Where the reader misses the point entirely is that simply by putting a hijab on stale critiques of America doesn't make it fresh or new. When it comes to the basic, philosophical, disagreement over collectivism versus individualism there are, simply, no new arguments. Gussying-up nonsense with Islamic jargon doesn't improve the sales pitch.

Visit the Islamic Party of Britain's website and you'll see what I mean. If you click on the economic issues section you'll learn that Lincoln was assassinated by the moneylenders (a view Pidcock alluded to in his remarks at the Union). Now, is this conspiratorial socialist-populist nuttery more convincing because it comes from a Muslim? Does it deserve a fairer hearing then I would give to some campus loon with one of those Mao jackets?

Here's Jamal Harwood's prepared text (he makes it seem like this was the speech he actually delivered which is more than a little misleading. His prepared comments are far more coherent). As I said, it was a more serious speech. But is there anything new in it? Anything that you couldn't find in your run-of-the-mill leftwing magazine from the 1970s?

The West breeds a certain disaffection in a small minority of its population.

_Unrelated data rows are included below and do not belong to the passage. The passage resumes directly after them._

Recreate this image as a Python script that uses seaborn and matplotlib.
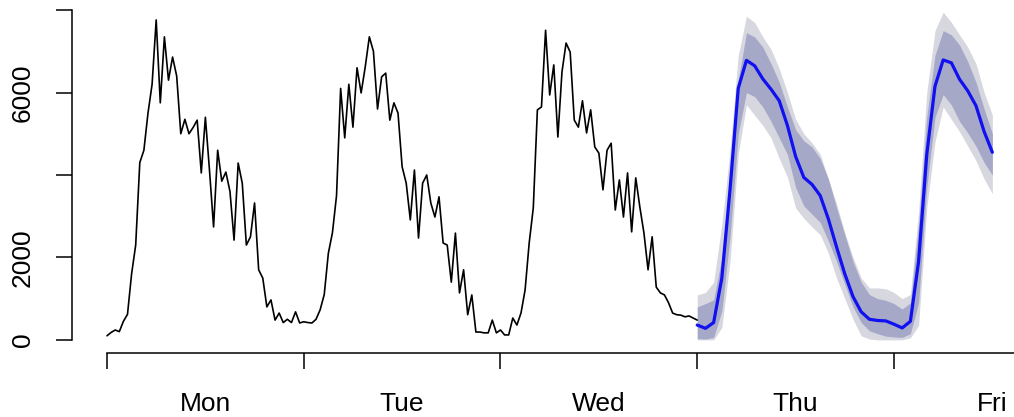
import numpy as np
import pandas as pd
import matplotlib
matplotlib.use("Agg")
import matplotlib.pyplot as plt
import seaborn as sns

# half-hourly observations, Mon 00:00 -> Thu 00:00
mon = [100, 180, 240, 200, 450, 620, 1600, 2300, 4300, 4600, 5500, 6200, 7760, 5750, 7350, 6300,
       6860, 6400, 5000, 5350, 5000, 5150, 5330, 4050, 5400, 4120, 2740, 4600, 3850, 4070, 3600, 2420,
       4290, 3800, 2300, 2500, 3320, 1700, 1500, 800, 970, 480, 650, 420, 500, 420, 680, 410]
tue = [440, 420, 410, 500, 730, 1100, 2100, 2600, 3500, 6100, 4900, 6200, 5160, 6600, 5990, 6620,
       7350, 7000, 5600, 6380, 6470, 5330, 5750, 5500, 4200, 3800, 2910, 4120, 2470, 3800, 4000, 3320,
       2980, 3470, 2350, 2300, 1400, 2590, 1140, 1700, 610, 1090, 190, 190, 170, 170, 480, 170]
wed = [240, 120, 120, 530, 360, 650, 1210, 2350, 3200, 5580, 5650, 7510, 5940, 6670, 4920, 6500,
       7200, 6980, 5330, 5160, 5800, 5020, 5580, 4680, 4530, 3640, 4600, 4770, 3150, 3880, 2980, 4050,
       2620, 3930, 3220, 2590, 1700, 2500, 1280, 1140, 1090, 900, 650, 610, 600, 560, 580, 530, 480]

# hourly forecast from Thu 00:00
fc_mean = [360, 280, 420, 1500, 3650, 6100, 6780, 6650, 6330, 6080, 5800, 5200, 4450, 3940, 3770, 3500,
           2930, 2250, 1600, 1050, 680, 500, 470, 460, 380, 290, 450, 1900, 4500, 6150, 6790, 6720,
           6320, 6040, 5680, 5050, 4550]
hi80 = [800, 880, 970, 2000, 3950, 6300, 7450, 7350, 7100, 6700, 6250, 5650, 5100, 4830, 4680, 4400,
        3900, 3200, 2550, 1900, 1400, 1100, 1000, 960, 880, 750, 900, 2800, 5400, 6900, 7500, 7400,
        7150, 6750, 6250, 5600, 5000]
hi95 = [1090, 1150, 1400, 2800, 4600, 6900, 7850, 7700, 7350, 7050, 6580, 6000, 5350, 5000, 4780, 4500,
        3900, 3300, 2600, 2000, 1500, 1260, 1260, 1240, 1150, 1000, 1100, 3100, 6000, 7500, 7950, 7700,
        7400, 7100, 6700, 6000, 5450]
lo80 = [30, 20, 60, 700, 2500, 5000, 6000, 5900, 5650, 5300, 4900, 4500, 3700, 3250, 3050, 2850,
        2400, 1900, 1350, 800, 420, 220, 150, 90, 70, 60, 150, 900, 3700, 5400, 5950, 5700,
        5300, 5020, 4700, 4300, 4000]
lo95 = [0, 0, 0, 300, 1900, 4500, 5700, 5450, 5200, 4900, 4400, 3950, 3200, 2950, 2740, 2550,
        2100, 1500, 1000, 500, 100, 20, 0, 0, 0, 0, 50, 350, 3200, 4800, 5650, 5350,
        5050, 4700, 4350, 3900, 3550]

days = ["Mon", "Tue", "Wed", "Thu", "Fri"]

sns.set_style("white")
plt.rcParams['font.family'] = ['Liberation Sans', 'DejaVu Sans']

hist = pd.DataFrame({"t": np.arange(len(mon + tue + wed)) / 48, "y": mon + tue + wed})
fc = pd.DataFrame({"t": 3 + np.arange(len(fc_mean)) / 24, "y": fc_mean,
                   "lo80": lo80, "hi80": hi80, "lo95": lo95, "hi95": hi95})

fig = plt.figure(figsize=(10.14, 4.17), dpi=100)
# axes run to the right edge of the figure, as in the cropped original
ax = fig.add_axes([0.0706, 0.1535, 0.9294, 0.8465])

ax.fill_between(fc["t"], fc["lo95"], fc["hi95"], color="#D7D7E0", lw=0)
ax.fill_between(fc["t"], fc["lo80"], fc["hi80"], color="#A6A8C8", lw=0)
sns.lineplot(data=hist, x="t", y="y", ax=ax, color="black", lw=1.2)
sns.lineplot(data=fc, x="t", y="y", ax=ax, color="#1010F0", lw=2.3)

xmax = 4.61
ax.set_xlim(-0.18, xmax)
ax.set_ylim(-318, 8244)
ax.set_xlabel("")
ax.set_ylabel("")

ax.set_xticks(range(5))
ax.set_xticklabels([""] * 5)
ax.set_xticks(np.arange(len(days)) + 0.5, minor=True)
ax.set_xticklabels(days, minor=True)
ax.tick_params(axis="x", which="major", bottom=True, length=11.5, width=1.1, direction="out", color="black")
ax.tick_params(axis="x", which="minor", bottom=True, length=0, pad=28, labelsize=19, labelcolor="black")

ax.set_yticks([0, 2000, 4000, 6000, 8000])
ax.set_yticklabels(["0", "2000", "", "6000", ""], rotation=90, va="center")
ax.tick_params(axis="y", left=True, length=11.5, width=1.1, direction="out", color="black", pad=15,
               labelsize=19, labelcolor="black")

sns.despine(ax=ax)
ax.spines["left"].set_bounds(0, 8000)
ax.spines["bottom"].set_bounds(0, xmax)
for s in ["left", "bottom"]:
    ax.spines[s].set_linewidth(1.1)
    ax.spines[s].set_color("black")

fig.savefig("out.png", dpi=100)
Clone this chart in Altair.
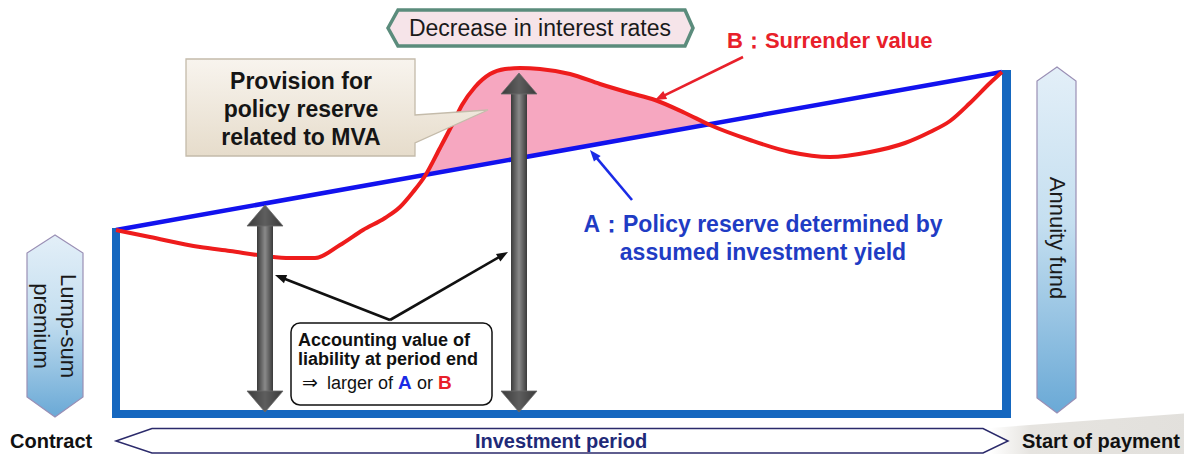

These people have fires in their minds are always looking for some new, captivating ideology that resets the world. I think a lot of young Muslims in Europe and a few non-Muslims see Islamism as exactly that: a novel exotic and radical rejection of the capitalistic, democratic status quo. I don't quibble with the idea that it is a radical rejection of the status quo or even that it's exotic. But I am really not so sure how new it is.

Update: Several readers suggest that when he charged "slander" he was saying it wasn't true. That wasn't my sense of it at all. In fact, I'm not positive he even used the word slander. But what he did was offer his objection to "innuendo" at the beginning of his remarks without making it clear which statements of mine or the opposition's he was objecting to. That way it sounded like he was denying it but without addressing any specifics that would get him in trouble because, you see, what I said was true.